Singapore has been ranked the world’s most crypto-friendly city in Multipolitan’s Crypto Friendly Cities Index 2026, with six Asia Pacific cities making the global top 10, underscoring the region’s growing dominance in attracting digital asset capital, founders, and infrastructure.

In a statement on Tuesday, borderless living platform Multipolitan said the index evaluates global cities across regulatory clarity, tax efficiency, institutional infrastructure, and real-world adoption.
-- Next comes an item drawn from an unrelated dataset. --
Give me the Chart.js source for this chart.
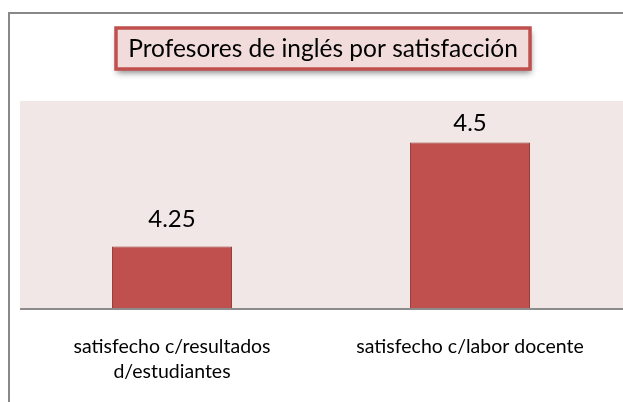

Singapore secured the top position by pairing clear regulatory architecture with favorable tax treatment, institutional participation, and expanding payment integration, outperforming legacy financial centers including London and New York.

Source: Multipolitan

In addition to Singapore, others Asia Pacific cities in the top 10 are Hong Kong, Bangkok, Seoul, Kuala Lumpur, and Taipei. Hong Kong continues to strengthen its position through exchange licensing and institutional product expansion, while Thailand’s regulatory sandbox and tax exemptions are emerging as competitive accelerators. Dubai also ranked strongly, combining zero personal income tax with regulatory infrastructure under the Virtual Assets Regulatory Authority.

Nirbhay Handa, CEO of Multipolitan, said Singapore’s lead reflects a broader structural shift in global finance, where crypto competitiveness is increasingly defined by regulatory predictability, operational infrastructure, and capital efficiency rather than speculation.

The index places particular emphasis on live infrastructure rather than policy announcements, highlighting jurisdictions where digital assets are already functioning at scale, including Singapore’s regulated stablecoin framework, Hong Kong’s spot virtual asset ETFs, and Dubai’s licensed Virtual Asset Service Provider ecosystem.

Multipolitan’s analysis found that low tax alone, without legal certainty or operational depth, is no longer sufficient to sustain long-term crypto competitiveness, with top-performing cities consistently combining transparent governance, reliable licensing pathways, and everyday usability.